2009年12月 06日 By: rainbow Category: 坂の上の雲 2 Comments →

物語は本当に速いスピードで進んでいきます。こんなに内容の濃い物語なのにこの速度で話を進めるのがすごくもったいないような気がします。ひとつひとつの場面は非常に良く作られていてすばらしいものなのですが、その展開が急なので着いていくのが精一杯で登場人物の間のつながりを深く見ることができないのが非常に残念です。

今回は、好古、真之の兄弟と常規が自分たちの夢を追い求めて次第に進路を決定していきます。好古は陸軍大学校でエリートを進みつつ、フランスへ留学することになります。真之は勉強して入学した大学予備門を退学して海軍兵学校へ入学します。今の時期でもあるような「自分が将来何を目指すべき何だろう」という悩みに悩んだあげくに見つけた道です。将来何をしたいのだろうという疑問に悩み、そしてどのように見つけたのかをもう少し詳細に描いてくれるとよかったのですが、そのあたりは小説を読んでくださいということなのかもしれませんね。最後に常規は大学予備門から俳句や小説といった文学分野へ傾倒していきます。

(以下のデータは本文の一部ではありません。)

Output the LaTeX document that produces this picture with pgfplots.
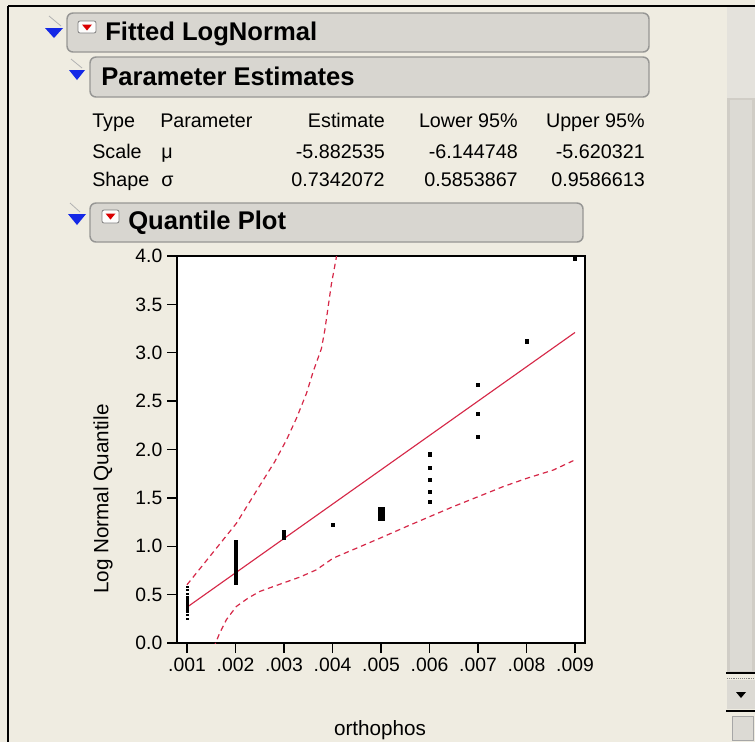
\documentclass[border=0pt]{standalone}
\usepackage{pgfplots}
\pgfplotsset{compat=1.18}
\usepackage{fontspec}
\setmainfont{Liberation Sans}
\definecolor{bg}{RGB}{239,236,225}
\definecolor{boxfill}{RGB}{216,214,208}
\definecolor{boxline}{RGB}{150,150,148}
\definecolor{jmpred}{RGB}{214,40,72}
\definecolor{tri}{RGB}{20,40,230}
\definecolor{sbtrack}{RGB}{208,205,198}
\definecolor{sbinner}{RGB}{220,218,212}
\definecolor{sbdots}{RGB}{228,226,220}
\newcommand{\hdfont}{\bfseries\fontsize{19.2}{21}\selectfont}
\newcommand{\tabfont}{\fontsize{14.8}{16}\selectfont}
\begin{document}
\begin{tikzpicture}
\begin{scope}[x=0.75pt,y=-0.75pt]
\useasboundingbox (0,0) rectangle (755,742);
\fill[bg] (0,0) rectangle (755,742);
% window borders
\draw[black, line width=1.5pt] (8,6) -- (755,6);
\draw[black, line width=1.5pt] (8,6) -- (8,742);
% scrollbar
\fill[sbdots] (727,7) rectangle (755,98);
\fill[sbtrack] (727,98) rectangle (755,673);
\fill[sbinner] (730,100) rectangle (752,671);
\draw[black, line width=1.5pt] (726,673) -- (755,673);
\draw[gray, densely dotted] (727,678) -- (755,678);
\fill[sbinner] (727,680) rectangle (755,709);
\fill[black] (736,692) -- (746,692) -- (741,698) -- cycle;
\draw[black, line width=1.5pt] (726,711) -- (755,711);
\draw[gray!70, fill=sbinner] (732,716) rectangle (753,740);
% header boxes
\draw[boxline, fill=boxfill, rounded corners=4.5pt, line width=1.1pt] (67,13) rectangle (649,52);
\draw[boxline, fill=boxfill, rounded corners=4.5pt, line width=1.1pt] (90,57) rectangle (649,97);
\draw[boxline, fill=boxfill, rounded corners=4.5pt, line width=1.1pt] (90,203) rectangle (583,242);
% disclosure triangles
\draw[gray!60, line width=0.6pt] (49,16) -- (61,26);
\fill[tri] (45,28) -- (63,28) -- (54,38) -- cycle;
\draw[gray!60, line width=0.6pt] (71,59) -- (82,68);
\fill[tri] (69,70) -- (85,70) -- (77,80) -- cycle;
\draw[gray!60, line width=0.6pt] (70,203) -- (80,212);
\fill[tri] (68,214) -- (86,214) -- (77,225) -- cycle;
% red menu icons
\draw[gray, fill=white!90!bg, rounded corners=1.5pt, line width=0.6pt] (78,21) rectangle (96,33);
\fill[red!85!black] (82,24.5) -- (92,24.5) -- (87,30.5) -- cycle;
\draw[gray, fill=white!90!bg, rounded corners=1.5pt, line width=0.6pt] (102,210) rectangle (119,223);
\fill[red!85!black] (105.5,213.5) -- (115.5,213.5) -- (110.5,219.5) -- cycle;
% header texts
\node[anchor=base west, inner sep=0, font=\hdfont] at (105,40) {Fitted LogNormal};
\node[anchor=base west, inner sep=0, font=\hdfont] at (101,85) {Parameter Estimates};
\node[anchor=base west, inner sep=0, font=\hdfont] at (128,229) {Quantile Plot};
% table
\node[anchor=base west, inner sep=0, font=\tabfont] at (92,127) {Type};
\node[anchor=base west, inner sep=0, font=\tabfont] at (160,127) {Parameter};
\node[anchor=base east, inner sep=0, font=\tabfont] at (385,127) {Estimate};
\node[anchor=base east, inner sep=0, font=\tabfont] at (518,127) {Lower 95\%};
\node[anchor=base east, inner sep=0, font=\tabfont] at (645,127) {Upper 95\%};
\node[anchor=base west, inner sep=0, font=\tabfont] at (92,158) {Scale};
\node[anchor=base west, inner sep=0, font=\tabfont] at (161,158) {μ};
\node[anchor=base east, inner sep=0, font=\tabfont] at (385,158) {-5.882535};
\node[anchor=base east, inner sep=0, font=\tabfont] at (518,158) {-6.144748};
\node[anchor=base east, inner sep=0, font=\tabfont] at (645,158) {-5.620321};
\node[anchor=base west, inner sep=0, font=\tabfont] at (92,186) {Shape};
\node[anchor=base west, inner sep=0, font=\tabfont] at (161,186) {σ};
\node[anchor=base east, inner sep=0, font=\tabfont] at (385,186) {0.7342072};
\node[anchor=base east, inner sep=0, font=\tabfont] at (518,186) {0.5853867};
\node[anchor=base east, inner sep=0, font=\tabfont] at (645,186) {0.9586613};
\end{scope}
\begin{axis}[
  at={(132.75pt,-482.25pt)}, anchor=south west,
  width=306pt, height=290.25pt, scale only axis,
  xmin=0.000794, xmax=0.009206, ymin=0, ymax=4,
  axis background/.style={fill=white},
  axis line style={line width=1.3pt, black},
  xtick={0.001,0.002,0.003,0.004,0.005,0.006,0.007,0.008,0.009},
  ytick={0,0.5,1,1.5,2,2.5,3,3.5,4},
  scaled x ticks=false,
  tick align=outside, tick pos=left, major tick length=7.5pt,
  tick style={black, line width=1pt},
  /pgf/number format/assume math mode=true,
  ticklabel style={font=\fontsize{14.5}{16}\selectfont},
  xticklabel style={/pgf/number format/.cd, fixed, precision=3, skip 0.},
  yticklabel style={/pgf/number format/.cd, fixed, fixed zerofill, precision=1},
  xlabel={orthophos}, ylabel={Log Normal Quantile},
  label style={font=\fontsize{15.5}{17}\selectfont},
  xlabel style={at={(axis description cs:0.4975,-0.2248)}, anchor=center},
  ylabel style={at={(axis description cs:-0.181,0.372)}, anchor=center},
]
% fitted line
\addplot[jmpred, line width=0.85pt] coordinates {(0.001,0.37) (0.009,3.21)};
% upper confidence band
\addplot[jmpred, line width=0.9pt, dash pattern=on 4pt off 3pt] coordinates {
(0.00100,0.602) (0.00202,1.238) (0.002465,1.599) (0.002809,1.874) (0.00305,2.098)
(0.003256,2.322) (0.003463,2.580) (0.00360,2.803) (0.003772,3.044) (0.003841,3.233)
(0.003910,3.474) (0.003979,3.715) (0.004068,3.955) (0.00410,4.05)};
% lower confidence band
\addplot[jmpred, line width=0.9pt, dash pattern=on 4pt off 3pt] coordinates {
(0.00155,-0.05) (0.001674,0.103) (0.001812,0.241) (0.002018,0.378) (0.002259,0.464)
(0.0025,0.533) (0.003016,0.626) (0.003325,0.681) (0.003669,0.757) (0.004013,0.877)
(0.004495,0.980) (0.004976,1.083) (0.005526,1.204) (0.006008,1.307) (0.00649,1.410)
(0.007005,1.513) (0.007521,1.617) (0.008003,1.702) (0.008553,1.788) (0.008966,1.885)};
% data points at .001 (small)
\addplot[only marks, mark=square*, mark size=0.6pt, black] coordinates {
(0.001,0.25) (0.001,0.29) (0.001,0.33) (0.001,0.36) (0.001,0.38) (0.001,0.40)
(0.001,0.42) (0.001,0.45) (0.001,0.48) (0.001,0.51) (0.001,0.55) (0.001,0.58)};
% data points
\addplot[only marks, mark=square*, mark size=1.25pt, black] coordinates {
(0.002,0.62) (0.002,0.65) (0.002,0.68) (0.002,0.71) (0.002,0.74) (0.002,0.77)
(0.002,0.80) (0.002,0.83) (0.002,0.86) (0.002,0.89) (0.002,0.92) (0.002,0.95)
(0.002,0.98) (0.002,1.01) (0.002,1.04)
(0.003,1.09) (0.003,1.12) (0.003,1.15)
(0.004,1.22)
(0.006,1.46) (0.006,1.56) (0.006,1.69) (0.006,1.81) (0.006,1.95)
(0.007,2.13) (0.007,2.37) (0.007,2.67)
(0.008,3.12)
(0.009,3.97)};
% dense block at .005
\addplot[only marks, mark=square*, mark size=2.4pt, black] coordinates {
(0.005,1.30) (0.005,1.335) (0.005,1.37)};
\end{axis}
\end{tikzpicture}
\end{document}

真之と常規の友情は見ていて本当にすがすがしかったです。大学予備門の時も共に野球をしたり、机を並べて共に勉学に励んだりしながらお互いが切磋琢磨していましたが、進むべき道が異なったとき、二人は別れることになります。手紙一つで常規に別れを告げた真之と、それを笑って励ます常規の姿に思わず涙してしまいます。お互いに本当に成功して欲しいという想いが伝わってくるいい場面でした。香川照之さんの演技もすばらしいですね。イケメンではないのですが、味があって深みがある演技を見せてくれます。周囲が大物俳優のなかにあって、全く劣っていないのがなんだかうれしくもあります。俳優といえば、小澤征悦も出てきて篤姫の時の西郷隆盛を思わず想像してしまいました。

3人がそれぞれの道を歩み出し、そしてプロフェッショナルになっていって次回につながるのですが、最後の一つのナレーションがこの時代の良さを表しています。それは、この時代が何でもできるということ。規模が小さい分、実力がある者はすべてを任せられ大きなスケールの仕事を自分で作っていくことができるという男としてかっこいい生き方をすることができること。その内容が結果的に日本を不幸なものにしてしまったのですが、それはあくまで結果論です。この時代の若者が全力で自分を出し切ることができるのがなんだか羨ましくもあり、自分もそうありたいと強く感じます。次回以降の成長が楽しみです。